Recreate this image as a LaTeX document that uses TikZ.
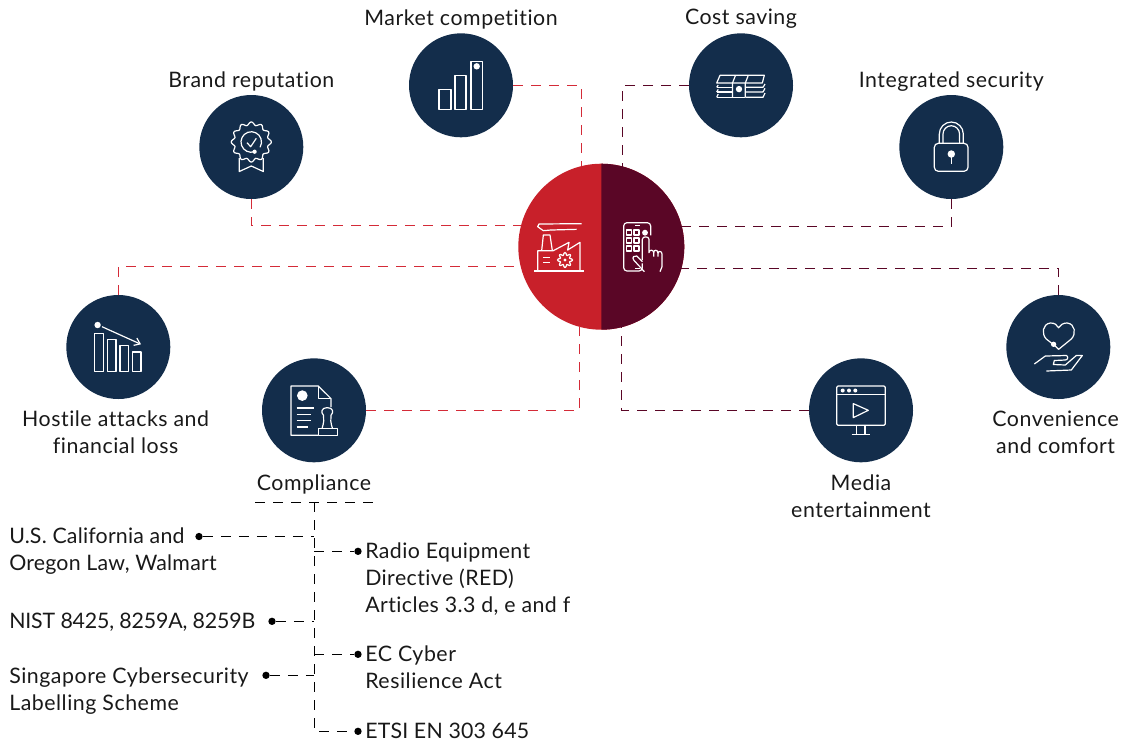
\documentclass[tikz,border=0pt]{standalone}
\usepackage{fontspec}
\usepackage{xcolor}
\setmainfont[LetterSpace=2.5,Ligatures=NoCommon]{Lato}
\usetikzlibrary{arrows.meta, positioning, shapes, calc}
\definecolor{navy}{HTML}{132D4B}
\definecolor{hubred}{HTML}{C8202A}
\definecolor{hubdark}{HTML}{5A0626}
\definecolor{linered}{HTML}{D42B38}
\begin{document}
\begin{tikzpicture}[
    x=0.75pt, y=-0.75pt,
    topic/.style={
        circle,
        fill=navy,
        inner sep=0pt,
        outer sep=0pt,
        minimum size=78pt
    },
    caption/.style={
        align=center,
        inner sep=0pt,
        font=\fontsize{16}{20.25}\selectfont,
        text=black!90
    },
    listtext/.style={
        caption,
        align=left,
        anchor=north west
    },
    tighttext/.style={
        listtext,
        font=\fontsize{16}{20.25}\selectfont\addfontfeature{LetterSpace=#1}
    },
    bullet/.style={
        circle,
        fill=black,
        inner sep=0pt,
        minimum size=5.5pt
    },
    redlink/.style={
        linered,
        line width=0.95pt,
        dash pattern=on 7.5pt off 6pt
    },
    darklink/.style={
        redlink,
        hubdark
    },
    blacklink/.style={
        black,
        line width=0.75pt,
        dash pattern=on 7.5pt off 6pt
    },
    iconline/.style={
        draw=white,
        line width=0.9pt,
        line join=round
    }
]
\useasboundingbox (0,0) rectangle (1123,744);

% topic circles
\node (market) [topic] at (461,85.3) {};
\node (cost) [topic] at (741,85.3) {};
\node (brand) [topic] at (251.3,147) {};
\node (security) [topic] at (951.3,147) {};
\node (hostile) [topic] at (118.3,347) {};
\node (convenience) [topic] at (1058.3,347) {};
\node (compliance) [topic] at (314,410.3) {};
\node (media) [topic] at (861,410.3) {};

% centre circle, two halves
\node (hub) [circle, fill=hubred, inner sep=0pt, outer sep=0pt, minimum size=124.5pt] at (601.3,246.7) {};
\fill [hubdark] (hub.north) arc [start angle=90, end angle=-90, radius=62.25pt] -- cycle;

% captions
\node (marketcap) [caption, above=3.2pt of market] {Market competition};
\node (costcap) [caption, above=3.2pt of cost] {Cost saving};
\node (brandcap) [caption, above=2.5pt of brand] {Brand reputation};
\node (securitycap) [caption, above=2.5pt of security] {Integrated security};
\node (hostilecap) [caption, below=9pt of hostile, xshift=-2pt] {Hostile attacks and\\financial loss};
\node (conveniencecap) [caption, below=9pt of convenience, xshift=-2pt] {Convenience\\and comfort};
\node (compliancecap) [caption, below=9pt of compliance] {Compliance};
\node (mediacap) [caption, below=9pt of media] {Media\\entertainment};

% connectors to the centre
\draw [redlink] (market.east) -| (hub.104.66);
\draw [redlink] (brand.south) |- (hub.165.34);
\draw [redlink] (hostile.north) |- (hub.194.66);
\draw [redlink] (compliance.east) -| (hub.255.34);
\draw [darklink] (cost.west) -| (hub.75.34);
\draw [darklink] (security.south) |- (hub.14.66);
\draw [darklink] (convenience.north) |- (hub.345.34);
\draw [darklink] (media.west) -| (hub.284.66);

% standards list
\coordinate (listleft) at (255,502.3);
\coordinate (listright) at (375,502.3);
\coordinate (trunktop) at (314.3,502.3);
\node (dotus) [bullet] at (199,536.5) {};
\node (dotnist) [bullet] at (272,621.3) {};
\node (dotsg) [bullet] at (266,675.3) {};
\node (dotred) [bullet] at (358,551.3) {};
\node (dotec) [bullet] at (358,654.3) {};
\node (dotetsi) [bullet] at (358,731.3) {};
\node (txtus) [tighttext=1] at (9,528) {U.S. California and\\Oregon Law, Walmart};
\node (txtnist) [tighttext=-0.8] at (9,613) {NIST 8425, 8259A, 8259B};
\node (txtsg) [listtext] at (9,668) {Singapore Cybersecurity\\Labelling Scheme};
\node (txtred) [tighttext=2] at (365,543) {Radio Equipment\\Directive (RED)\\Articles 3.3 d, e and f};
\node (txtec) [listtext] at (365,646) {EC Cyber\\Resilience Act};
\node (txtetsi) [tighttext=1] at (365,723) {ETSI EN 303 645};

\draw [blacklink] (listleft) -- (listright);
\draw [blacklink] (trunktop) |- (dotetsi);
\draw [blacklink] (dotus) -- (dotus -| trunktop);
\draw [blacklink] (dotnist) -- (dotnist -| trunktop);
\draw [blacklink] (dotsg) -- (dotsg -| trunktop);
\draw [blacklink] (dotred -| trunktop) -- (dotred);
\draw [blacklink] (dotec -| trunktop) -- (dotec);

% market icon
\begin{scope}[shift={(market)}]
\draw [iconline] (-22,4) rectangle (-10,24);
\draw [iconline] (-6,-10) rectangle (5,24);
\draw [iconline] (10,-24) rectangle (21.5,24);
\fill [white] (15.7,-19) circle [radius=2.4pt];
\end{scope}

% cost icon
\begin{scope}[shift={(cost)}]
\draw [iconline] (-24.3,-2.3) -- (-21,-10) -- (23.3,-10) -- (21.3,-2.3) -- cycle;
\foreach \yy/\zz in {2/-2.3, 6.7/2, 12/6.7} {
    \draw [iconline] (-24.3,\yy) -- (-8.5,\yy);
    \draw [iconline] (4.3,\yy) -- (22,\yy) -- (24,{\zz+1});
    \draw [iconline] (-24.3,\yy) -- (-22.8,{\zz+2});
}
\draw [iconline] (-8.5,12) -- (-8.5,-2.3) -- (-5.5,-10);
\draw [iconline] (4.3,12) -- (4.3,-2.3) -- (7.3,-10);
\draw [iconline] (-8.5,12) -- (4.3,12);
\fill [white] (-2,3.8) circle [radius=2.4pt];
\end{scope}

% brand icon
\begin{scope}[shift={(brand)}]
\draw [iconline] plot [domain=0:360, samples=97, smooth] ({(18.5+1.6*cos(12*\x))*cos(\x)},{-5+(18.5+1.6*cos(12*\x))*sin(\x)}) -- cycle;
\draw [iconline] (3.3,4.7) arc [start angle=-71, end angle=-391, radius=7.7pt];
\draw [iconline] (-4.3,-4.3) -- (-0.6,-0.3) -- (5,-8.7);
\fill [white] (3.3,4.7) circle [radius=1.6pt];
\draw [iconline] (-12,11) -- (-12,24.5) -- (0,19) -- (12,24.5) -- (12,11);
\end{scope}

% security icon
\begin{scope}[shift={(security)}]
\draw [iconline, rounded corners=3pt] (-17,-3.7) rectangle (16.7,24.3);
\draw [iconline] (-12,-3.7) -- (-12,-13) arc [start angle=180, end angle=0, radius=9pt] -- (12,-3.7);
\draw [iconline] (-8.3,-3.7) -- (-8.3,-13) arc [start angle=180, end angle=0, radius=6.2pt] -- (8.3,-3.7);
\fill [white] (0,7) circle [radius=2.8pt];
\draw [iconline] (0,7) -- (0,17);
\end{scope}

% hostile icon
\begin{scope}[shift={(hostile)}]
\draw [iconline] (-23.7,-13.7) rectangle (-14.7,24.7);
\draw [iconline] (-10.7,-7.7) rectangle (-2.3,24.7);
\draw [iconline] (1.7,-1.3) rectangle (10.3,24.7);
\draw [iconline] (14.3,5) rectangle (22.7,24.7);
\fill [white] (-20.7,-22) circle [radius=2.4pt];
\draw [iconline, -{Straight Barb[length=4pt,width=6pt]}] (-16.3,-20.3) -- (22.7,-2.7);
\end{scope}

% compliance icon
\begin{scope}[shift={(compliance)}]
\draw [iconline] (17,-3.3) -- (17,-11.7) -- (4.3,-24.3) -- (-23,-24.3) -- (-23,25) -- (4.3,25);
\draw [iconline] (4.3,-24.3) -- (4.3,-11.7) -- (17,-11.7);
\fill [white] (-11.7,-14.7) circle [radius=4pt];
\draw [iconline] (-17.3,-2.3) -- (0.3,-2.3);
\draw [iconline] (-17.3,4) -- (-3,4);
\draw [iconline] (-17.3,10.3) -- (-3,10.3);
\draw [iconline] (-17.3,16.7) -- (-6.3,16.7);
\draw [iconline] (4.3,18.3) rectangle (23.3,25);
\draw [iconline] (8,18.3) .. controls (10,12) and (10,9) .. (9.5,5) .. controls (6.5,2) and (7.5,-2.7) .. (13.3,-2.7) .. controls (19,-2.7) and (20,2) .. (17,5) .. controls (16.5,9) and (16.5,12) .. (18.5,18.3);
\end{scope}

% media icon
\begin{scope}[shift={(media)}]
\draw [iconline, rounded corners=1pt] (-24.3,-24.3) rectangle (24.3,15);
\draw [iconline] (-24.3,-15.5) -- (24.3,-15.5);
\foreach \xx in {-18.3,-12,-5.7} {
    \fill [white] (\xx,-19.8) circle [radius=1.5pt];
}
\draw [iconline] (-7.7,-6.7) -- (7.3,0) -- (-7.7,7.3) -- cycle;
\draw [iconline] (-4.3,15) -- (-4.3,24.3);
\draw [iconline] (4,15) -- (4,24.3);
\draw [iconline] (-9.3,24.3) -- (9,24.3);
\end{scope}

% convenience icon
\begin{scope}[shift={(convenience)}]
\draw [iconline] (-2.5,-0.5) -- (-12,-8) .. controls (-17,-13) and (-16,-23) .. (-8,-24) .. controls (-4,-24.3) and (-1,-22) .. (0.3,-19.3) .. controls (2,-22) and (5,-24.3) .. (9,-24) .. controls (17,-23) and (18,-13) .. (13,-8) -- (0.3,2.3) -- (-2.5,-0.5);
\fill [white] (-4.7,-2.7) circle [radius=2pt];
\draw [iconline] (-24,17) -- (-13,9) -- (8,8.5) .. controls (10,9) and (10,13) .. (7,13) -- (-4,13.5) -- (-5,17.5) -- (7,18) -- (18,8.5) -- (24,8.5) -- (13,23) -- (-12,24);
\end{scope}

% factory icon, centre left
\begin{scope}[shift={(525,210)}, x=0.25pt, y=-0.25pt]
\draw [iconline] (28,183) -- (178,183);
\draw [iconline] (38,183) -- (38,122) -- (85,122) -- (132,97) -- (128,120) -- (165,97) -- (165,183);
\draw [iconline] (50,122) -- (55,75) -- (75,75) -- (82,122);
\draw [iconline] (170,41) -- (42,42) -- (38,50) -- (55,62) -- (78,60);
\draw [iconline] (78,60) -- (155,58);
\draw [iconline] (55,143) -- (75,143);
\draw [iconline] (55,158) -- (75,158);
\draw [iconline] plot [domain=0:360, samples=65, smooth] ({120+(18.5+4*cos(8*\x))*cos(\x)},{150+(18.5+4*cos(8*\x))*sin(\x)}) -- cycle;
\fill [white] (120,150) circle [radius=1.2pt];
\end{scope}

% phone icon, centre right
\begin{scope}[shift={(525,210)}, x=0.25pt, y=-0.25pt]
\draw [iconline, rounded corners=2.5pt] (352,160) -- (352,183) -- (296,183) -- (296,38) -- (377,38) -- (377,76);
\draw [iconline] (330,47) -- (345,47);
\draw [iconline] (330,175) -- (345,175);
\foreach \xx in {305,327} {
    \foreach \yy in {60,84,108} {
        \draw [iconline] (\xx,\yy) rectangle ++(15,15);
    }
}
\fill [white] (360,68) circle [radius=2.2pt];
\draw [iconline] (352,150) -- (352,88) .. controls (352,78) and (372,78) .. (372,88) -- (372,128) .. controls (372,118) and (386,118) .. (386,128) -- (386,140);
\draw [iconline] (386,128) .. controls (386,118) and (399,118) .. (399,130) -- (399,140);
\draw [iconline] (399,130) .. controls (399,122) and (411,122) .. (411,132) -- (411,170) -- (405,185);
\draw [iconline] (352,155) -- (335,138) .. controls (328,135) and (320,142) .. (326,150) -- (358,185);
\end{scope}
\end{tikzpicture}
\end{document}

+-------+

WHAT IS REQUIRED: Starting at the first line of the material, output exactly the lines up to and including the one with "(0,0) rectangle (1123,744);". Do not include the pictures.

EXERCISE OUTPUT:
Recreate this image as a LaTeX document that uses TikZ.
\documentclass[tikz,border=0pt]{standalone}
\usepackage{fontspec}
\usepackage{xcolor}
\setmainfont[LetterSpace=2.5,Ligatures=NoCommon]{Lato}
\usetikzlibrary{arrows.meta, positioning, shapes, calc}
\definecolor{navy}{HTML}{132D4B}
\definecolor{hubred}{HTML}{C8202A}
\definecolor{hubdark}{HTML}{5A0626}
\definecolor{linered}{HTML}{D42B38}
\begin{document}
\begin{tikzpicture}[
    x=0.75pt, y=-0.75pt,
    topic/.style={
        circle,
        fill=navy,
        inner sep=0pt,
        outer sep=0pt,
        minimum size=78pt
    },
    caption/.style={
        align=center,
        inner sep=0pt,
        font=\fontsize{16}{20.25}\selectfont,
        text=black!90
    },
    listtext/.style={
        caption,
        align=left,
        anchor=north west
    },
    tighttext/.style={
        listtext,
        font=\fontsize{16}{20.25}\selectfont\addfontfeature{LetterSpace=#1}
    },
    bullet/.style={
        circle,
        fill=black,
        inner sep=0pt,
        minimum size=5.5pt
    },
    redlink/.style={
        linered,
        line width=0.95pt,
        dash pattern=on 7.5pt off 6pt
    },
    darklink/.style={
        redlink,
        hubdark
    },
    blacklink/.style={
        black,
        line width=0.75pt,
        dash pattern=on 7.5pt off 6pt
    },
    iconline/.style={
        draw=white,
        line width=0.9pt,
        line join=round
    }
]
\useasboundingbox (0,0) rectangle (1123,744);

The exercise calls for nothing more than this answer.